**EXERCISE DIRECTIONS:** Leave out the pictures and transcribe everything else exactly.

**INFORMATION SUPPLIED:**

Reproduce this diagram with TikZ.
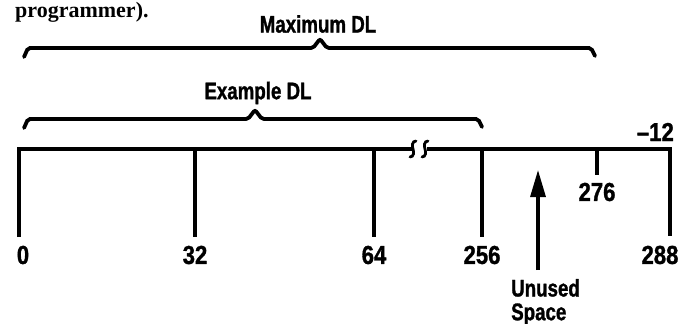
\documentclass[tikz,border=0pt]{standalone}
\usepackage{fontspec}
\usepackage{tikz}
\usetikzlibrary{positioning,arrows.meta}

\newfontfamily\dlfont[FakeStretch=0.78,FakeBold=1.2]{Liberation Sans}
\newfontfamily\numfont[FakeStretch=0.85,FakeBold=1.2]{Liberation Sans}
\newfontfamily\bodyfont{Liberation Serif}

\tikzset{
  rule/.style={line width=3.8pt, line cap=butt},
  brc/.style={line width=3.8pt, rounded corners=2pt, line cap=round},
  lbl/.style={font=\dlfont\bfseries\fontsize{24}{25}\selectfont, inner sep=0pt},
  num/.style={font=\numfont\bfseries\fontsize{26}{27}\selectfont, inner sep=0pt},
}

% brace: left x, tip x, right x, level y
\newcommand{\dlbrace}[4]{%
  \draw[brc] (#1,#4+9) -- (#1+4,#4) -- (#2-7,#4) -- (#2,#4-9) -- (#2+7,#4) -- (#3-4,#4) -- (#3,#4+8);}

\begin{document}
\begin{tikzpicture}[x=1pt,y=-1pt]
      \useasboundingbox (0,0) rectangle (689,324);
      \node[anchor=base west, inner sep=0pt, font=\bodyfont\bfseries\fontsize{22}{23}\selectfont] (prog) at (15,17) {programmer).};

      % the two braces
      \dlbrace{24}{320}{595}{48}
      \node[lbl] (maxdl) at (318,24) {Maximum DL};
      \dlbrace{24}{255}{482}{119}
      \node[lbl] (exdl) at (258,93) {Example DL};

      % ticks and their labels
      \foreach \x/\v/\lx in {19/0/23, 195/32/195, 374/64/374, 482/256/482} {
        \coordinate (top\v) at (\x,149);
        \coordinate (bot\v) at (\x,237);
        \node[num] (lab\v) at (\lx,255) {\v};
      }
      \coordinate (top288) at (670,149);
      \coordinate (bot288) at (670,236);
      \node[num] (lab288) at (660,255) {288};
      \coordinate (top276) at (597,149);
      \coordinate (bot276) at (597,175);
      \node[num] (lab276) at (597,192) {276};
      \node[num, anchor=east] (lab12) at (674,132) {–12};

      \coordinate (brkL) at (413,149);
      \coordinate (brkR) at (427,149);
      \draw[rule, line join=miter] (bot0) -- (top0) -- (brkL);
      \draw[rule, line join=miter] (brkR) -- (top288) -- (bot288);
      \foreach \v in {32,64,256,276} \draw[rule] (top\v) -- (bot\v);

      % break mark
      \foreach \bx in {413,425}
        \draw[line width=2.8pt, line cap=round] (\bx+3,141) .. controls (\bx-1,141) and (\bx-1,146) .. (\bx,149)
          .. controls (\bx+1,152) and (\bx+1,157) .. (\bx-3,157);

      % unused space
      \node[lbl, anchor=west, text height=17pt, text depth=0pt] (unused) at (511,288) {Unused};
      \node[lbl, anchor=north west, text height=17pt, text depth=4pt] (space) at (511,303) {Space};
      \coordinate (arrbot) at (538,270);
      \coordinate (arrtop) at (538,170);
      \draw[line width=3.2pt, -{Triangle[length=27pt,width=15pt]}] (arrbot) -- (arrtop);
\end{tikzpicture}
\end{document}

**REPLY:**
Reproduce this diagram with TikZ.
\documentclass[tikz,border=0pt]{standalone}
\usepackage{fontspec}
\usepackage{tikz}
\usetikzlibrary{positioning,arrows.meta}

\newfontfamily\dlfont[FakeStretch=0.78,FakeBold=1.2]{Liberation Sans}
\newfontfamily\numfont[FakeStretch=0.85,FakeBold=1.2]{Liberation Sans}
\newfontfamily\bodyfont{Liberation Serif}

\tikzset{
  rule/.style={line width=3.8pt, line cap=butt},
  brc/.style={line width=3.8pt, rounded corners=2pt, line cap=round},
  lbl/.style={font=\dlfont\bfseries\fontsize{24}{25}\selectfont, inner sep=0pt},
  num/.style={font=\numfont\bfseries\fontsize{26}{27}\selectfont, inner sep=0pt},
}

% brace: left x, tip x, right x, level y
\newcommand{\dlbrace}[4]{%
  \draw[brc] (#1,#4+9) -- (#1+4,#4) -- (#2-7,#4) -- (#2,#4-9) -- (#2+7,#4) -- (#3-4,#4) -- (#3,#4+8);}

\begin{document}
\begin{tikzpicture}[x=1pt,y=-1pt]
      \useasboundingbox (0,0) rectangle (689,324);
      \node[anchor=base west, inner sep=0pt, font=\bodyfont\bfseries\fontsize{22}{23}\selectfont] (prog) at (15,17) {programmer).};

      % the two braces
      \dlbrace{24}{320}{595}{48}
      \node[lbl] (maxdl) at (318,24) {Maximum DL};
      \dlbrace{24}{255}{482}{119}
      \node[lbl] (exdl) at (258,93) {Example DL};

      % ticks and their labels
      \foreach \x/\v/\lx in {19/0/23, 195/32/195, 374/64/374, 482/256/482} {
        \coordinate (top\v) at (\x,149);
        \coordinate (bot\v) at (\x,237);
        \node[num] (lab\v) at (\lx,255) {\v};
      }
      \coordinate (top288) at (670,149);
      \coordinate (bot288) at (670,236);
      \node[num] (lab288) at (660,255) {288};
      \coordinate (top276) at (597,149);
      \coordinate (bot276) at (597,175);
      \node[num] (lab276) at (597,192) {276};
      \node[num, anchor=east] (lab12) at (674,132) {–12};

      \coordinate (brkL) at (413,149);
      \coordinate (brkR) at (427,149);
      \draw[rule, line join=miter] (bot0) -- (top0) -- (brkL);
      \draw[rule, line join=miter] (brkR) -- (top288) -- (bot288);
      \foreach \v in {32,64,256,276} \draw[rule] (top\v) -- (bot\v);

      % break mark
      \foreach \bx in {413,425}
        \draw[line width=2.8pt, line cap=round] (\bx+3,141) .. controls (\bx-1,141) and (\bx-1,146) .. (\bx,149)
          .. controls (\bx+1,152) and (\bx+1,157) .. (\bx-3,157);

      % unused space
      \node[lbl, anchor=west, text height=17pt, text depth=0pt] (unused) at (511,288) {Unused};
      \node[lbl, anchor=north west, text height=17pt, text depth=4pt] (space) at (511,303) {Space};
      \coordinate (arrbot) at (538,270);
      \coordinate (arrtop) at (538,170);
      \draw[line width=3.2pt, -{Triangle[length=27pt,width=15pt]}] (arrbot) -- (arrtop);
\end{tikzpicture}
\end{document}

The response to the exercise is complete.